▶ Task directions
Repeat the entries that follow verbatim, without any of their pictures.

▶ Listing
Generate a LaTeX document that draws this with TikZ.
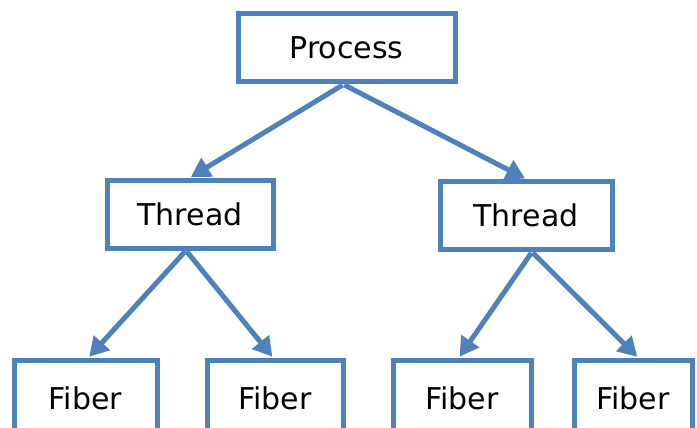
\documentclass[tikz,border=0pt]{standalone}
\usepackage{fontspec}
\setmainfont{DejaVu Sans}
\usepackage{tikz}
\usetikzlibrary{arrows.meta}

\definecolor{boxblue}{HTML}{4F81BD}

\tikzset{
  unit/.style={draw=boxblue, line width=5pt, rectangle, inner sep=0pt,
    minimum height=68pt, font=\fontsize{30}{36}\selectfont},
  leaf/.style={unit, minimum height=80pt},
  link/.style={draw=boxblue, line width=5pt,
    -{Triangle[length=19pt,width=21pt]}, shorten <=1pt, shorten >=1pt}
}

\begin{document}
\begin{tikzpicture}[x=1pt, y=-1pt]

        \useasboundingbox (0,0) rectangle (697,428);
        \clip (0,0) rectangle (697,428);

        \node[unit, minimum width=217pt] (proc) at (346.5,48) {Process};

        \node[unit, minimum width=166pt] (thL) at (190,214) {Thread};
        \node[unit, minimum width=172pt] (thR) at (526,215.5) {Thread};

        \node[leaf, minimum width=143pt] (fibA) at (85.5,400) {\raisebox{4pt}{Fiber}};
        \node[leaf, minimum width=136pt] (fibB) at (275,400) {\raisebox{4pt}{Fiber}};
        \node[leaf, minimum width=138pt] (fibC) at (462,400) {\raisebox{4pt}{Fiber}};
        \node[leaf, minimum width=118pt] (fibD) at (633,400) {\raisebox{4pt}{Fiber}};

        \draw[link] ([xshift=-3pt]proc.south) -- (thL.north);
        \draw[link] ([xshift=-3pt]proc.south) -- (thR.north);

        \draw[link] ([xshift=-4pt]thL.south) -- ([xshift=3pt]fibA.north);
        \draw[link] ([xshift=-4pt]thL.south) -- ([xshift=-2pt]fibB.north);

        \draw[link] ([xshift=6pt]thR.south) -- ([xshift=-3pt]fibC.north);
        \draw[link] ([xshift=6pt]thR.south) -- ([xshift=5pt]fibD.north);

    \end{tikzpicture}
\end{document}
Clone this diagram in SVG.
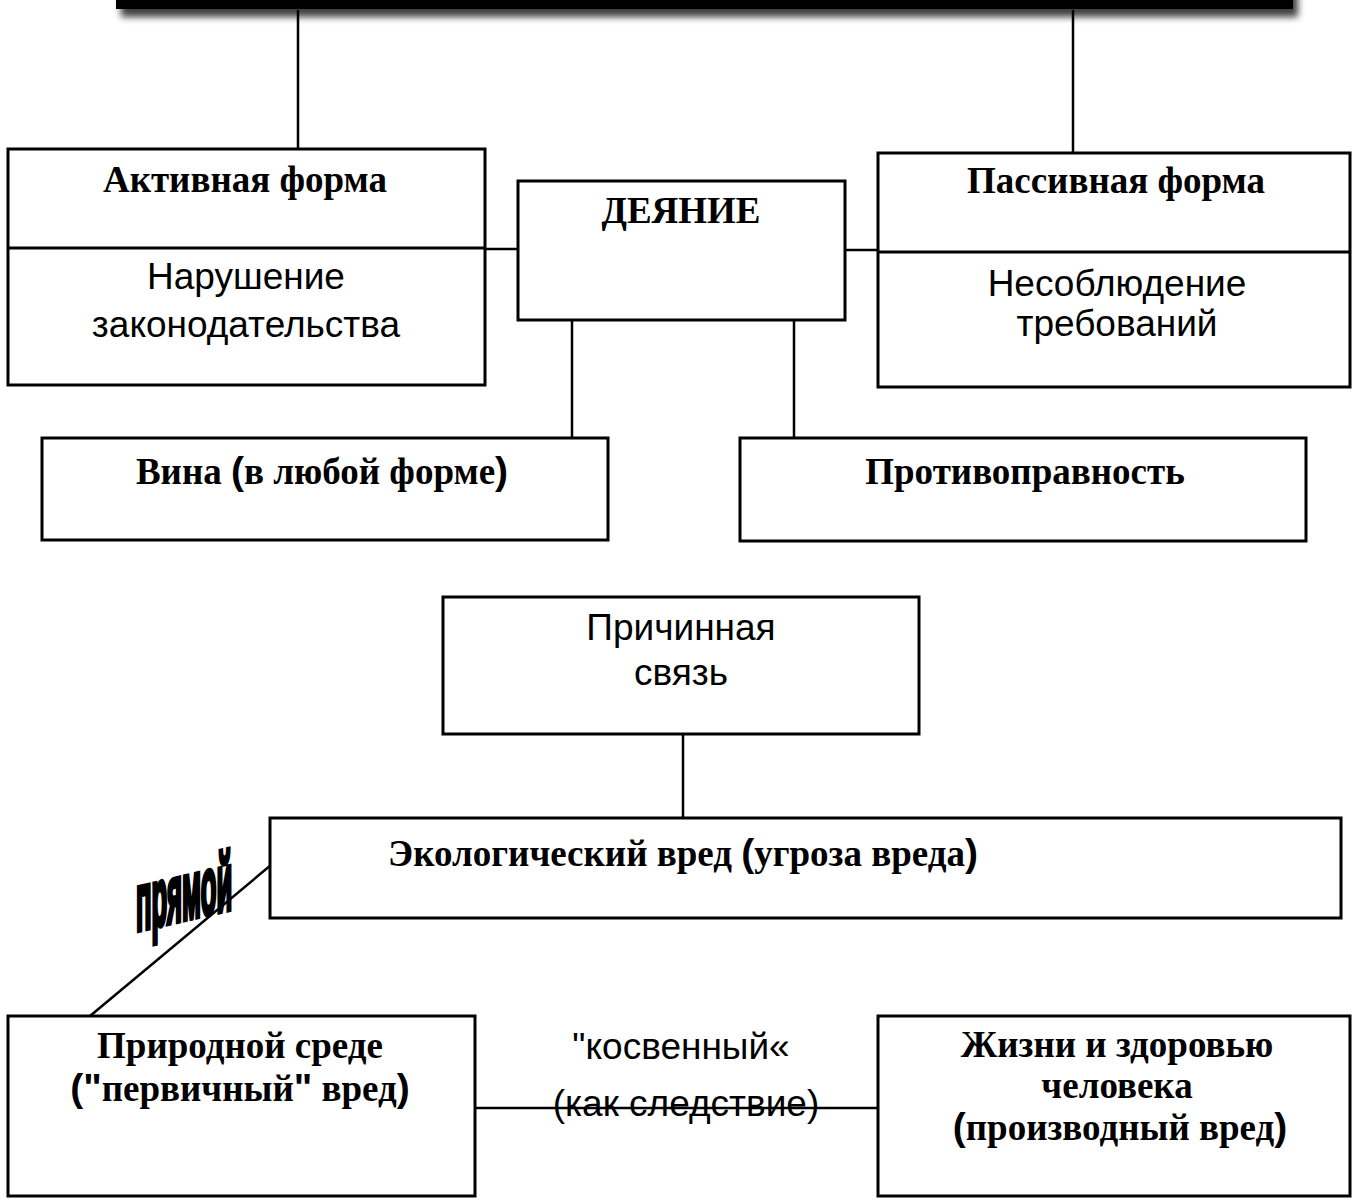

▶ Right answer
Generate a LaTeX document that draws this with TikZ.
\documentclass[tikz,border=0pt]{standalone}
\usepackage{fontspec}
\setmainfont{DejaVu Sans}
\usepackage{tikz}
\usetikzlibrary{arrows.meta}

\definecolor{boxblue}{HTML}{4F81BD}

\tikzset{
  unit/.style={draw=boxblue, line width=5pt, rectangle, inner sep=0pt,
    minimum height=68pt, font=\fontsize{30}{36}\selectfont},
  leaf/.style={unit, minimum height=80pt},
  link/.style={draw=boxblue, line width=5pt,
    -{Triangle[length=19pt,width=21pt]}, shorten <=1pt, shorten >=1pt}
}

\begin{document}
\begin{tikzpicture}[x=1pt, y=-1pt]

        \useasboundingbox (0,0) rectangle (697,428);
        \clip (0,0) rectangle (697,428);

        \node[unit, minimum width=217pt] (proc) at (346.5,48) {Process};

        \node[unit, minimum width=166pt] (thL) at (190,214) {Thread};
        \node[unit, minimum width=172pt] (thR) at (526,215.5) {Thread};

        \node[leaf, minimum width=143pt] (fibA) at (85.5,400) {\raisebox{4pt}{Fiber}};
        \node[leaf, minimum width=136pt] (fibB) at (275,400) {\raisebox{4pt}{Fiber}};
        \node[leaf, minimum width=138pt] (fibC) at (462,400) {\raisebox{4pt}{Fiber}};
        \node[leaf, minimum width=118pt] (fibD) at (633,400) {\raisebox{4pt}{Fiber}};

        \draw[link] ([xshift=-3pt]proc.south) -- (thL.north);
        \draw[link] ([xshift=-3pt]proc.south) -- (thR.north);

        \draw[link] ([xshift=-4pt]thL.south) -- ([xshift=3pt]fibA.north);
        \draw[link] ([xshift=-4pt]thL.south) -- ([xshift=-2pt]fibB.north);

        \draw[link] ([xshift=6pt]thR.south) -- ([xshift=-3pt]fibC.north);
        \draw[link] ([xshift=6pt]thR.south) -- ([xshift=5pt]fibD.north);

    \end{tikzpicture}
\end{document}
Clone this diagram in SVG.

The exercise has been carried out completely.